Exhibitions
ASHLEY EKSTRUM: SQUIRM
Gallery 1010 (UTK) / 1150 McCalla Ave. January 31, 2020 - February 2, 2020
Ashley Ekstrum
The word “squirm” has an unknown etymology. This makes it exist because it needed to. There
was a concept that had no word, and humanity found it was important enough to create a word.
“Squirm” sits between the words “worm” and “swarm,” as the art works presented rest between a fluid action of injury and remedy. There is a community in the work presented, which relates to “swarm,” and also a gross singularity relating to “worm.” In a figurative sense, the word “squirm” derives from pain and writhing, which is a deep element in the work that can be most directly analyzed from the broken mirrors. “Squirm” can be related with the word “contort,” which is how our psyche reacts to pain.

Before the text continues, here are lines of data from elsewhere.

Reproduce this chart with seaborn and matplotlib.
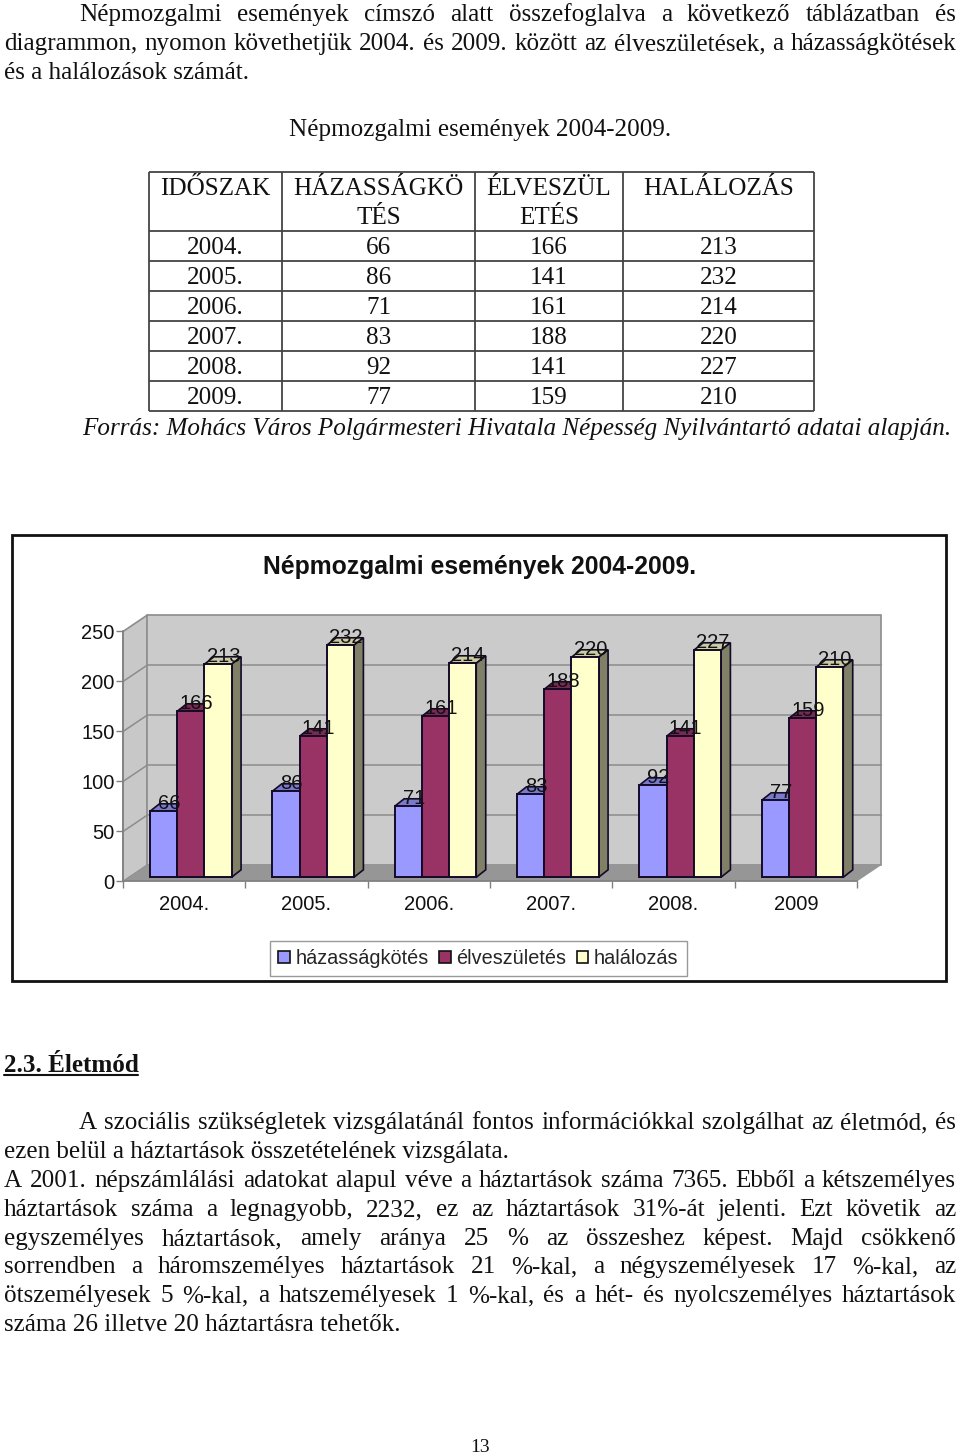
import pandas as pd
import matplotlib.pyplot as plt
import seaborn as sns
from matplotlib.patches import Polygon, Rectangle

# Chart and table values
years = ['2004.', '2005.', '2006.', '2007.', '2008.', '2009']
table_years = ['2004.', '2005.', '2006.', '2007.', '2008.', '2009.']
hazassag = [66, 86, 71, 83, 92, 77]
elveszuletes = [166, 141, 161, 188, 141, 159]
halalozas = [213, 232, 214, 220, 227, 210]
series_names = ['házasságkötés', 'élveszületés', 'halálozás']
colors = ['#9999FF', '#993366', '#FFFFCC']
top_colors = ['#7A7ACC', '#7A2952', '#CCCCA3']
side_colors = ['#5C5C99', '#5C1F3D', '#808066']

W, H = 960, 1456
SERIF = 'Liberation Serif'
SANS = 'Liberation Sans'
BODY = 18.1

sns.set_theme(style='white')
plt.rcParams['font.family'] = [SANS, 'DejaVu Sans']

fig = plt.figure(figsize=(W / 100, H / 100), dpi=100, facecolor='white')

# whole page axes in pixel units, for the document text
page = fig.add_axes([0, 0, 1, 1])
page.set_xlim(0, W)
page.set_ylim(H, 0)
page.axis('off')
renderer = fig.canvas.get_renderer()


def justified(line, x0, x1, y):
    words = line.split()
    items = [page.text(0, y + 2, w, family=SERIF, fontsize=BODY, va='center', color='#111111') for w in words]
    widths = [t.get_window_extent(renderer).width for t in items]
    gap = (x1 - x0 - sum(widths)) / (len(words) - 1)
    x = x0
    for t, w in zip(items, widths):
        t.set_x(x)
        x += w + gap


def plain(line, x, y, ha='left', **kw):
    style = dict(family=SERIF, fontsize=BODY, va='center', ha=ha, color='#111111')
    style.update(kw)
    return page.text(x, y + 2, line, **style)


# upper text
justified('Népmozgalmi események címszó alatt összefoglalva a következő táblázatban és', 79, 956, 13)
justified('diagrammon, nyomon követhetjük 2004. és 2009. között az élveszületések, a házasságkötések', 4, 956, 42)
plain('és a halálozások számát.', 4, 71)
plain('Népmozgalmi események 2004-2009.', 480, 128, ha='center')

# table
col_x = [149, 282, 475, 623, 814]
row_y = [171.5, 230.5, 260.5, 290.5, 320.5, 350.5, 380.5, 410.5]
page.hlines(row_y, col_x[0], col_x[-1], color='#444444', lw=1.3)
page.vlines(col_x, row_y[0], row_y[-1], color='#444444', lw=1.3)
col_mid = [(a + b) / 2 for a, b in zip(col_x[:-1], col_x[1:])]
header = [['IDŐSZAK'], ['HÁZASSÁGKÖ', 'TÉS'], ['ÉLVESZÜL', 'ETÉS'], ['HALÁLOZÁS']]
for xm, lines in zip(col_mid, header):
    for line, y in zip(lines, [187, 216]):
        plain(line, xm, y, ha='center')
rows = zip(table_years, hazassag, elveszuletes, halalozas)
for y, row in zip([246, 276, 306, 336, 366, 396], rows):
    for xm, val in zip(col_mid, row):
        plain(str(val), xm, y, ha='center')
plain('Forrás: Mohács Város Polgármesteri Hivatala Népesség Nyilvántartó adatai alapján.', 517, 427,
      ha='center', style='italic')

# chart frame
page.add_patch(Rectangle((12, 535), 934, 446, fc='white', ec='#111111', lw=2))
page.text(480, 567, 'Népmozgalmi események 2004-2009.', family=SANS, fontsize=17.8, fontweight='bold',
          ha='center', va='center', color='#111111')

# lower text
plain('2.3. Életmód', 4, 1063, fontweight='bold')
page.plot([4, 138], [1075, 1075], color='#111111', lw=1.5)
justified('A szociális szükségletek vizsgálatánál fontos információkkal szolgálhat az életmód, és', 79, 956, 1121)
plain('ezen belül a háztartások összetételének vizsgálata.', 4, 1150)
justified('A 2001. népszámlálási adatokat alapul véve a háztartások száma 7365. Ebből a kétszemélyes', 4, 956, 1179)
justified('háztartások száma a legnagyobb, 2232, ez az háztartások 31%-át jelenti. Ezt követik az', 4, 956, 1208)
justified('egyszemélyes háztartások, amely aránya 25 % az összeshez képest. Majd csökkenő', 4, 956, 1237)
justified('sorrendben a háromszemélyes háztartások 21 %-kal, a négyszemélyesek 17 %-kal, az', 4, 956, 1265)
justified('ötszemélyesek 5 %-kal, a hatszemélyesek 1 %-kal, és a hét- és nyolcszemélyes háztartások', 4, 956, 1294)
plain('száma 26 illetve 20 háztartásra tehetők.', 4, 1323)
plain('13', 480, 1446, ha='center', fontsize=14)

# chart axes: 1 value unit is about 1 pixel
left, right, bottom, top = 123, 857, 881.5, 631.5
ax = fig.add_axes([left / W, 1 - bottom / H, (right - left) / W, (bottom - top) / H])
ax.patch.set_alpha(0)

df = pd.DataFrame({
    'year': years * 3,
    'series': [s for s in series_names for _ in years],
    'value': hazassag + elveszuletes + halalozas,
})
sns.barplot(data=df, x='year', y='value', hue='series', hue_order=series_names, palette=colors,
            saturation=1, width=0.667, gap=0, edgecolor='#140A28', linewidth=1.4, ax=ax, zorder=3)
ax.set_xlim(-0.5, 5.5)
ax.set_ylim(0, 250)
ax.set_xlabel('')
ax.set_ylabel('')

# walls and floor of the 3D box
wall_dx, wall_dy = 0.2, 16.5
wall_style = dict(ec='#8C8C8C', lw=1.2, clip_on=False)
ax.add_patch(Polygon([(-0.5, 0), (-0.5 + wall_dx, wall_dy), (-0.5 + wall_dx, 250 + wall_dy), (-0.5, 250)],
                     fc='#C8C8C8', zorder=0, **wall_style))
ax.add_patch(Rectangle((-0.5 + wall_dx, wall_dy), 6, 250, fc='#CBCBCB', zorder=0, **wall_style))
ax.add_patch(Polygon([(-0.5, 0), (-0.5 + wall_dx, wall_dy), (5.5 + wall_dx, wall_dy), (5.5, 0)],
                     fc='#969696', zorder=0.5, ec='none', clip_on=False))
for v in [50, 100, 150, 200]:
    ax.plot([-0.5, -0.5 + wall_dx, 5.5 + wall_dx], [v, v + wall_dy, v + wall_dy], color='#8C8C8C', lw=1.1,
            zorder=0.4, clip_on=False)

# 3D bars: bars sit a little inside the box, with a top and a side face
bar_dx, bar_dy = 0.054, 4.2
depth_x, depth_y = 9.5 / 122.33, 7.5
edge = dict(ec='#140A28', lw=1.2, clip_on=False)
n = len(years)
bars = list(ax.patches)
bars = [b for b in bars if isinstance(b, Rectangle) and b.get_width() < 0.5 and b.get_height() > 0][:n * 3]
for i, bar in enumerate(bars):
    hue_i = i // n
    x0 = bar.get_x() + bar_dx
    x1 = x0 + bar.get_width()
    val = bar.get_height()
    y0 = bar_dy
    y1 = val + bar_dy
    bar.set_x(x0)
    bar.set_y(y0)
    bar.set_clip_on(False)
    z = 3 + hue_i
    bar.set_zorder(z)
    ax.add_patch(Polygon([(x0, y1), (x0 + depth_x, y1 + depth_y), (x1 + depth_x, y1 + depth_y), (x1, y1)],
                         fc=top_colors[hue_i], zorder=z - 0.2, **edge))
    ax.add_patch(Polygon([(x1, y0), (x1 + depth_x, y0 + depth_y), (x1 + depth_x, y1 + depth_y), (x1, y1)],
                         fc=side_colors[hue_i], zorder=z - 0.1, **edge))
    ax.text(x0 + bar.get_width() / 2 + 0.045, y1 + 7.5, str(int(val)), fontsize=14.5, ha='center', va='center',
            color='#111111', zorder=10, clip_on=False)

# axis lines and ticks
sns.despine(ax=ax, top=True, right=True)
for side in ['left', 'bottom']:
    ax.spines[side].set_color('#808080')
    ax.spines[side].set_linewidth(1.2)
ax.set_yticks([0, 50, 100, 150, 200, 250])
ax.tick_params(axis='y', left=True, length=5, width=1, color='#808080', labelsize=14.5, labelcolor='#111111', pad=1)
ax.set_xticks(range(n))
ax.set_xticklabels(years)
ax.tick_params(axis='x', bottom=False, length=0, labelsize=14.5, labelcolor='#111111', pad=10)
ax.set_xticks([i - 0.5 for i in range(n + 1)], minor=True)
ax.tick_params(axis='x', which='minor', bottom=True, length=5, width=1, color='#808080')

sns.move_legend(ax, 'center', bbox_to_anchor=(478.5 / W, 1 - 958.5 / H), bbox_transform=fig.transFigure,
                ncol=3, title=None, frameon=True, fancybox=False, framealpha=1, edgecolor='#999999',
                fontsize=14.3, handlelength=0.6, handleheight=0.6, handletextpad=0.28, columnspacing=0.5,
                borderpad=0.42)
leg = ax.get_legend()
leg.set_zorder(20)
for h in leg.legend_handles:
    h.set_edgecolor('#111111')
    h.set_linewidth(1.2)

fig.savefig('out.png', dpi=100, facecolor='white')
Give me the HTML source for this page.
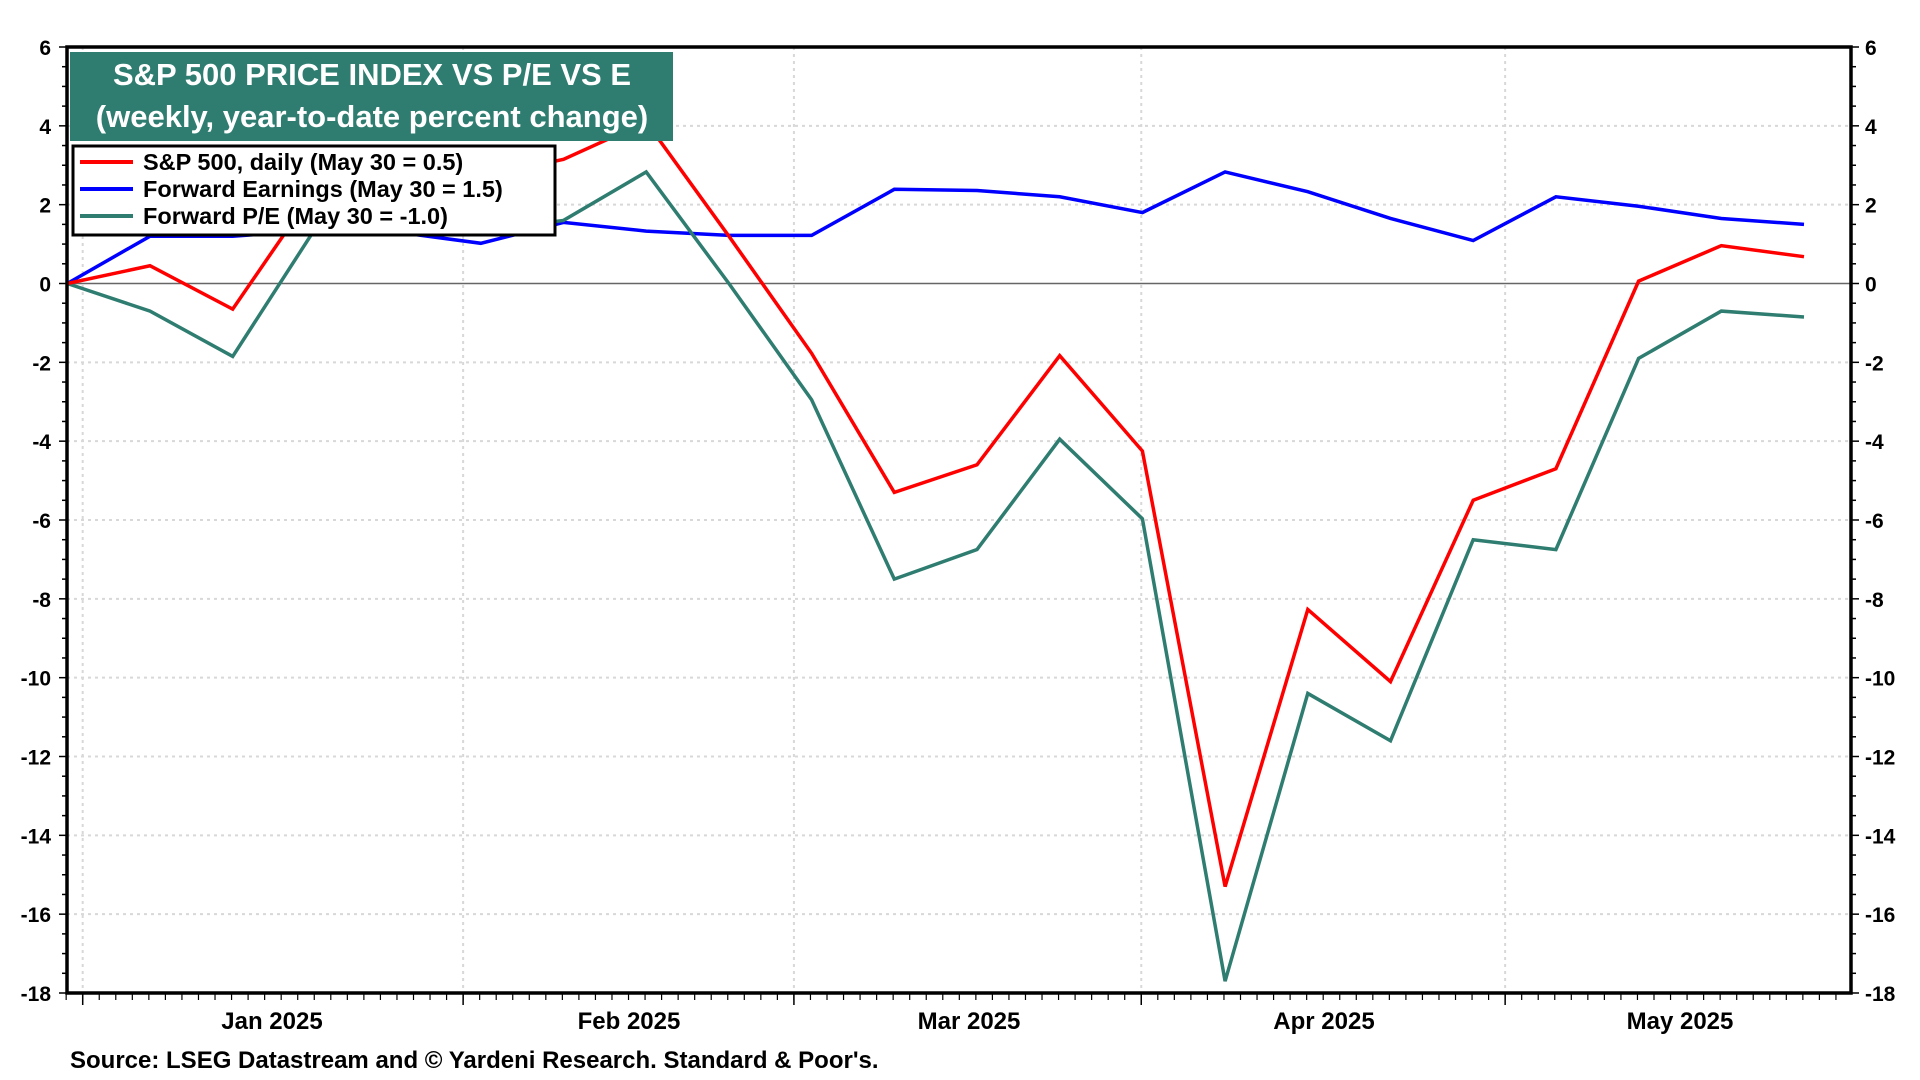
<!DOCTYPE html>
<html><head><meta charset="utf-8"><style>
html,body{margin:0;padding:0;background:#fff;}
svg{display:block;font-family:"Liberation Sans",Arial,sans-serif;font-weight:bold;}
</style></head><body>
<svg id="chart" width="1920" height="1080" viewBox="0 0 1920 1080">
<g id="grid"></g>
<g id="series"></g>
<g id="axes"></g>
<rect x="70" y="52" width="603" height="89" fill="#2e7d70"/>
<text x="372" y="85" text-anchor="middle" font-size="31" fill="#fff">S&amp;P 500 PRICE INDEX VS P/E VS E</text>
<text x="372" y="127" text-anchor="middle" font-size="31" fill="#fff">(weekly, year-to-date percent change)</text>
<g>
<rect x="73" y="146" width="482" height="89" fill="#fff" stroke="#000" stroke-width="3"/>
<line x1="80" y1="162" x2="133" y2="162" stroke="#ff0000" stroke-width="4"/>
<text x="143" y="170" font-size="23.5">S&amp;P 500, daily (May 30 = 0.5)</text>
<line x1="80" y1="189" x2="133" y2="189" stroke="#0000ff" stroke-width="4"/>
<text x="143" y="197" font-size="23.5">Forward Earnings (May 30 = 1.5)</text>
<line x1="80" y1="216" x2="133" y2="216" stroke="#2e7d70" stroke-width="4"/>
<text x="143" y="224" font-size="23.5">Forward P/E (May 30 = -1.0)</text>
</g>
<text x="70" y="1068" font-size="24">Source: LSEG Datastream and © Yardeni Research. Standard &amp; Poor's.</text>
</svg>
<script>
const spx = [0,0.45,-0.65,2.4,2.6,2.7,3.15,4.1,1.2,-1.77,-5.3,-4.6,-1.83,-4.25,-15.3,-8.27,-10.1,-5.5,-4.7,0.06,0.96,0.68];
const earnings = [0,1.2,1.2,1.35,1.3,1.02,1.55,1.33,1.22,1.22,2.39,2.36,2.2,1.8,2.83,2.33,1.65,1.09,2.2,1.96,1.65,1.5];
const pe = [0,-0.7,-1.85,1.4,1.45,1.35,1.6,2.83,0,-2.95,-7.5,-6.75,-3.95,-5.97,-17.7,-10.4,-11.6,-6.5,-6.75,-1.9,-0.7,-0.85];
const yTicks = [-18,-16,-14,-12,-10,-8,-6,-4,-2,0,2,4,6];
const months = ["Jan 2025","Feb 2025","Mar 2025","Apr 2025","May 2025"];
const monthStartDay = [0,23,43,64,86];
const monthLabelX = [272,629,969,1324,1680];

const L=67, R=1851, T=47, B=993, yMin=-18, yMax=6;
const NS="http://www.w3.org/2000/svg";
function y(v){return B-(v-yMin)/(yMax-yMin)*(B-T);}
function xw(i){return 67.3+i*82.7;}
function xd(d){return 82.7+d*16.54;}
function mk(tag,attrs,parent){const e=document.createElementNS(NS,tag);for(const k in attrs)e.setAttribute(k,attrs[k]);parent.appendChild(e);return e;}
const grid=document.getElementById('grid'), axes=document.getElementById('axes'), ser=document.getElementById('series');

yTicks.forEach(v=>{
  if(v!==0&&v!==yMin&&v!==yMax){
    const g=mk('line',{x1:L,x2:R,y1:y(v),y2:y(v),stroke:'#d8d8d8','stroke-width':2,'stroke-dasharray':'3,4'},grid);
    
    
  }
  const tl=mk('text',{x:L-16,y:y(v)+8,'text-anchor':'end','font-size':21},axes);
  tl.textContent=v;
  
  
  const tr=mk('text',{x:R+14,y:y(v)+8,'text-anchor':'start','font-size':21},axes);
  tr.textContent=v;
  
  
});
for(let v=yMin;v<=yMax;v+=0.5){
  const big=Number.isInteger(v/2);
  const a=mk('line',{x1:L-(big?8:5),x2:L,y1:y(v),y2:y(v),stroke:'#000','stroke-width':1.5},axes);
  
  
  const b=mk('line',{x1:R,x2:R+(big?8:5),y1:y(v),y2:y(v),stroke:'#000','stroke-width':1.5},axes);
  
  
}
const z=mk('line',{x1:L,x2:R,y1:y(0),y2:y(0),stroke:'#666','stroke-width':1.5},grid);



monthStartDay.forEach((d,i)=>{
  const g=mk('line',{x1:xd(d),x2:xd(d),y1:T,y2:B,stroke:'#d8d8d8','stroke-width':2,'stroke-dasharray':'3,4'},grid);
  
  
  const t=mk('line',{x1:xd(d),x2:xd(d),y1:B,y2:B+12,stroke:'#000','stroke-width':1.5},axes);
  
  
  const lb=mk('text',{x:monthLabelX[i],y:1029,'text-anchor':'middle','font-size':24},axes);
  lb.textContent=months[i];
  
  
});
for(let d=-1;xd(d)<R;d++){
  const t=mk('line',{x1:xd(d),x2:xd(d),y1:B,y2:B+7,stroke:'#000','stroke-width':1.2},axes);
  
  
}

function line(data,color,name){
  const p=mk('polyline',{points:data.map((v,i)=>xw(i)+','+y(v)).join(' '),fill:'none',stroke:color,'stroke-width':3.5,'stroke-linejoin':'miter'},ser);
  
  
}
line(earnings,'#0000ff','line-forward-earnings');
line(pe,'#2e7d70','line-forward-pe');
line(spx,'#ff0000','line-sp500');

const fr=mk('rect',{x:L,y:T,width:R-L,height:B-T,fill:'none',stroke:'#000','stroke-width':3.5},axes);


</script>
</body></html>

We either try to contort our emotions out of the pain, or we contort ourselves in a result of it. The viewer can see this contortion with the fleshy colors of the paint, the breakage of a type of skin which pre-maturely shows undeveloped subconscious skin, the shards of mirror suggesting to have been part of a whole, and the human hair which is obviously misplaced. This provokes overlapping tension between love, vanity, and obsession. This can be seen as a type of portal, shooting the viewer through layers that may be synonymous with our own psyche. This work toggles between grotesque and beautiful, which is meant to make the viewer squirm, and also the work squirm within itself, causing an uncomfortableness which forces the viewer into reflection.